- For Indian soldiers from Jharkhand died in wars
- Established: 2008
- Unveiled: 31 October 2008
- Location: Dipatoli, Ranchi, Jharkhand, India
- न हन्यते हन्य माने शरीरे It does not die with the death of the body

= Jharkhand War Memorial =

War memorial in Jharkhand, India

Jharkhand War Memorial is a war memorial as a tribute to the martyrs of Jharkhand. It was established in 2008, near the Booty Chowk, Dipatoli, Ranchi.

==Overview==
The memorial is dedicated to the soldiers from Jharkhand who had sacrificed their lives for the country from the period before independence to the current updated list. Inauguration of the Jharkhand War Memorial by His Excellency, Shri Syed Sibtey Razi, Governor of Jharkhand at Army Cantonment, Dipatoli, Ranchi occurred on 31 October 2008. The structure of the cemetery is based on the structure of the body of a person.

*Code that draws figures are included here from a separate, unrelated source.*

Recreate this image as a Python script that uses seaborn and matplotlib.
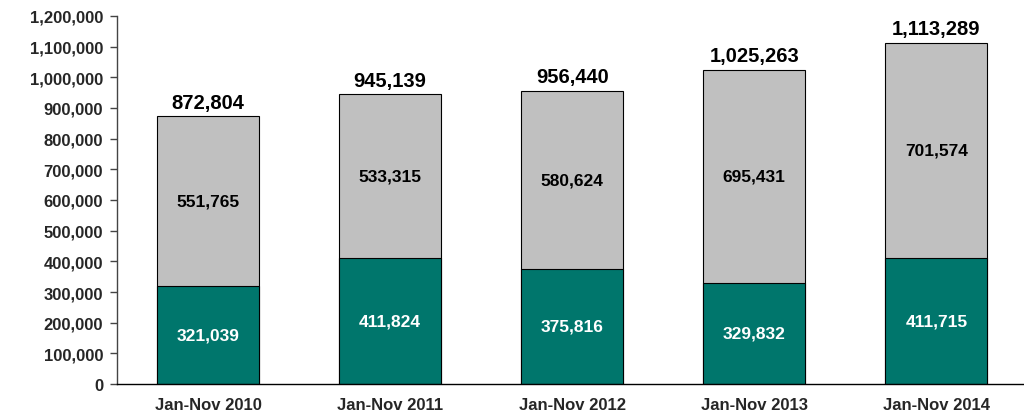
import matplotlib
matplotlib.use("Agg")
import matplotlib.pyplot as plt
import seaborn as sns
import pandas as pd
from matplotlib.ticker import FuncFormatter, MultipleLocator

periods = ["Jan-Nov 2010", "Jan-Nov 2011", "Jan-Nov 2012", "Jan-Nov 2013", "Jan-Nov 2014"]
lower_values = [321039, 411824, 375816, 329832, 411715]
upper_values = [551765, 533315, 580624, 695431, 701574]
totals = [a + b for a, b in zip(lower_values, upper_values)]

df = pd.DataFrame({"period": periods, "lower": lower_values,
                   "upper": upper_values, "total": totals})

sns.set_theme(style="white")
plt.rcParams["font.family"] = ["Liberation Sans", "DejaVu Sans"]
plt.rcParams["font.weight"] = "bold"

fig = plt.figure(figsize=(10.24, 4.14), dpi=100)
ax = fig.add_axes([0.1143, 0.070, 0.889, 0.889])

teal = "#00766C"
gray = "#C0C0C0"
bar_w = 0.56

# Full stack height in gray, lower segment in teal drawn over it
sns.barplot(data=df, x="period", y="total", color=gray, saturation=1,
            width=bar_w, edgecolor="black", linewidth=0.8, ax=ax)
sns.barplot(data=df, x="period", y="lower", color=teal, saturation=1,
            width=bar_w, edgecolor="black", linewidth=0.8, ax=ax)

fmt = lambda v: f"{v:,.0f}"
for i, (lo, up, tot) in enumerate(zip(lower_values, upper_values, totals)):
    ax.text(i, lo / 2, fmt(lo), ha="center", va="center", color="white",
            fontsize=12.5, fontweight="bold")
    ax.text(i, lo + up / 2, fmt(up), ha="center", va="center", color="black",
            fontsize=12.5, fontweight="bold")
    ax.text(i, tot + 14000, fmt(tot), ha="center", va="bottom", color="black",
            fontsize=14.5, fontweight="bold")

ax.set_xlim(-0.5, 4.5)
ax.set_ylim(0, 1200000)
ax.yaxis.set_major_locator(MultipleLocator(100000))
ax.yaxis.set_major_formatter(FuncFormatter(lambda v, p: f"{v:,.0f}"))
ax.set_xlabel("")
ax.set_ylabel("")

for s in ["top", "right"]:
    ax.spines[s].set_visible(False)
ax.spines["left"].set_color("#444444")
ax.spines["left"].set_linewidth(1.0)
ax.spines["bottom"].set_color("black")
ax.spines["bottom"].set_linewidth(1.0)

ax.tick_params(axis="y", which="major", left=True, length=5, width=1,
               color="#444444", labelsize=12, pad=5)
ax.tick_params(axis="x", bottom=False, labelsize=12, pad=3)
for lbl in ax.get_xticklabels() + ax.get_yticklabels():
    lbl.set_fontweight("bold")

fig.savefig("out.png", dpi=100)
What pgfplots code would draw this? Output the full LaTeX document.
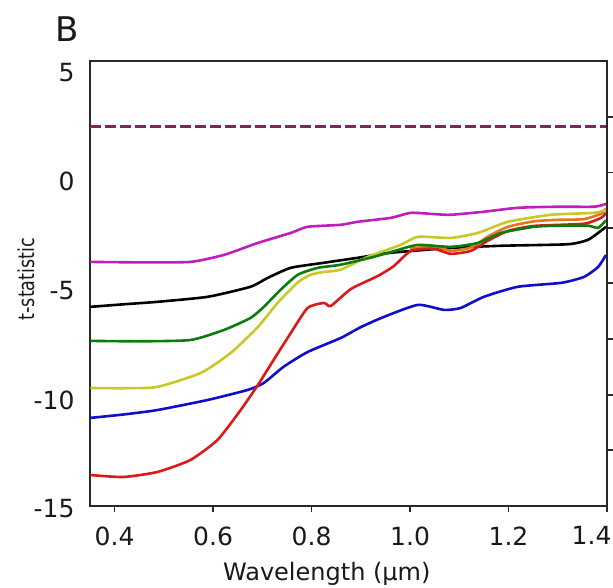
\documentclass[border=0pt]{standalone}
\usepackage{pgfplots}
\pgfplotsset{compat=1.18}
\usepackage{fontspec}
\setmainfont{DejaVu Sans}
\definecolor{cmag}{RGB}{190,30,190}
\definecolor{cgreen}{RGB}{10,125,10}
\definecolor{cyel}{RGB}{200,200,40}
\definecolor{cblue}{RGB}{15,15,200}
\definecolor{cred}{RGB}{220,25,25}
\definecolor{corange}{RGB}{225,120,30}
\definecolor{cdash}{RGB}{135,35,90}
\definecolor{cframe}{RGB}{40,40,40}
\begin{document}
\begin{tikzpicture}
\useasboundingbox (-90pt,-81pt) rectangle (523pt,506pt);
\begin{axis}[
  name=ax,
  scale only axis, width=517pt, height=445pt,
  xmin=0.35, xmax=1.4, ymin=-15, ymax=5.4,
  axis line style={line width=1.5pt, cframe},
  xtick={0.4,0.6,0.8,1.0,1.2}, xticklabels={0.4,0.6,0.8,1.0,1.2},
  extra x ticks={1.4}, extra x tick labels={1.4},
  extra x tick style={xticklabel style={anchor=north east, xshift=8pt}},
  xtick pos=bottom, tick align=outside,
  major tick length=6pt,
  x tick style={line width=1.5pt, cframe},
  ytick={-15,-10,-5,0,5}, yticklabels={-15,-10,-5,0,5},
  ytick pos=left, y tick style={draw=none},
  ticklabel style={font=\fontsize{25}{30}\selectfont, text=black!90},
  yticklabel style={xshift=-6pt, yshift=-3pt},
  xticklabel style={yshift=-11pt},
  xlabel={Wavelength (μm)},
  xlabel style={at={(axis description cs:0.458,0)}, anchor=base, yshift=-74pt, font=\fontsize{24}{29}\selectfont, text=black!90},
  ylabel={\scalebox{0.8}[1]{t-statistic}},
  ylabel style={at={(axis description cs:-0.124,0.51)}, anchor=center, font=\fontsize{22}{26}\selectfont, text=black!90},
  every axis plot/.append style={line width=2.6pt, smooth, tension=0.35},
  clip=true,
]
\addplot[cdash, line width=2.5pt, sharp plot, dash pattern=on 11pt off 4pt] coordinates {(0.35,2.39)(1.4,2.39)};
\addplot[cmag] coordinates {(0.351,-3.81)(0.45,-3.83)(0.554,-3.81)(0.622,-3.49)(0.691,-2.94)(0.758,-2.48)(0.792,-2.20)(0.859,-2.11)(0.894,-1.97)(0.961,-1.79)(1.002,-1.56)(1.05,-1.62)(1.083,-1.65)(1.150,-1.51)(1.219,-1.33)(1.30,-1.28)(1.374,-1.28)(1.398,-1.15)};
\addplot[black] coordinates {(0.351,-5.87)(0.42,-5.75)(0.487,-5.64)(0.589,-5.41)(0.676,-4.95)(0.711,-4.54)(0.758,-4.08)(0.825,-3.85)(0.894,-3.62)(0.961,-3.39)(1.083,-3.17)(1.185,-3.07)(1.321,-3.00)(1.361,-2.8)(1.382,-2.48)(1.398,-2.2)};
\addplot[cblue] coordinates {(0.351,-10.96)(0.42,-10.8)(0.487,-10.60)(0.589,-10.14)(0.670,-9.68)(0.703,-9.36)(0.743,-8.62)(0.792,-7.94)(0.859,-7.3)(0.90,-6.8)(0.947,-6.33)(1.016,-5.78)(1.069,-6.01)(1.103,-5.92)(1.150,-5.41)(1.219,-4.95)(1.307,-4.77)(1.353,-4.50)(1.382,-4.04)(1.398,-3.49)};
\addplot[corange] coordinates {(1.0,-3.2)(1.05,-3.1)(1.083,-3.3)(1.124,-3.15)(1.158,-2.65)(1.199,-2.2)(1.252,-1.95)(1.30,-1.88)(1.353,-1.85)(1.388,-1.6)(1.398,-1.35)};
\addplot[cred] coordinates {(0.351,-13.58)(0.418,-13.67)(0.487,-13.44)(0.554,-12.89)(0.609,-11.97)(0.656,-10.60)(0.691,-9.45)(0.723,-8.30)(0.758,-7.06)(0.792,-5.92)(0.825,-5.69)(0.839,-5.83)(0.880,-5.05)(0.935,-4.45)(0.967,-4.0)(1.002,-3.3)(1.048,-3.21)(1.083,-3.44)(1.124,-3.30)(1.158,-2.84)(1.199,-2.39)(1.252,-2.16)(1.353,-2.06)(1.388,-1.79)(1.398,-1.56)};
\addplot[cyel] coordinates {(0.351,-9.59)(0.42,-9.6)(0.487,-9.54)(0.575,-8.90)(0.636,-7.98)(0.691,-6.79)(0.731,-5.69)(0.772,-4.75)(0.798,-4.40)(0.825,-4.27)(0.859,-4.17)(0.914,-3.58)(0.981,-3.03)(1.016,-2.66)(1.083,-2.71)(1.138,-2.48)(1.199,-1.97)(1.286,-1.65)(1.374,-1.56)(1.398,-1.42)};
\addplot[cgreen] coordinates {(0.351,-7.43)(0.45,-7.45)(0.554,-7.39)(0.622,-6.93)(0.676,-6.38)(0.703,-5.87)(0.737,-5.09)(0.772,-4.40)(0.813,-4.08)(0.859,-3.94)(0.926,-3.58)(0.97,-3.3)(1.016,-3.03)(1.083,-3.12)(1.138,-2.94)(1.185,-2.48)(1.252,-2.2)(1.30,-2.15)(1.361,-2.15)(1.382,-2.25)(1.398,-1.9)};
\end{axis}
\node[font=\fontsize{34}{40}\selectfont, anchor=center, text=black!90] at ([xshift=-22.5pt, yshift=31.5pt]ax.north west) {B};
\begin{axis}[
  scale only axis, width=517pt, height=445pt,
  xmin=0.35, xmax=1.4, ymin=-15, ymax=5.4,
  axis x line=none, axis y line*=right,
  axis line style={line width=1.5pt, cframe},
  ytick={2.84,0.28,-2.25,-4.77,-7.34,-9.91,-12.43}, yticklabels={},
  tick align=outside, major tick length=6pt,
  y tick style={line width=1.5pt, cframe},
]
\end{axis}
\end{tikzpicture}
\end{document}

The cemetery consists of a museum with exotic collections from Jharkhand's past; rare traditional weapons, modern weapons and models of Jharkhand's industry and heritage.

== Architecture ==
The War Memorial Museum at Birsa Munda Smriti Park occupies a 22‑acre site and is designed on a 40,000 sq ft museum block organized around a formal processional courtyard. Its exterior facade features recessed bays that display life‑size bronze statues of Jharkhand's fallen heroes. It was surrounded by full‑height LED kiosks protected by safety glass. Inside, the galleries are lined with 25 LED panels illustrating battle scenes and weaponry, alongside five 3D dioramas and over 30 sculptural figures positioned along visitor circulation paths. A specially designed alcove houses a detailed scale model of the Siachen Glacier. The sensor‑activated audio‑visual zones and a 300‑minute multi‑projector presentation narrate the personal stories of state‑born martyrs in both Hindi and English. The interior spaces of museum are designed for seamless flow, guiding guests from the central courtyard through thematic exhibits. A belt of native trees around the building provides shaded pathways and integrates the memorial into the surrounding parkland.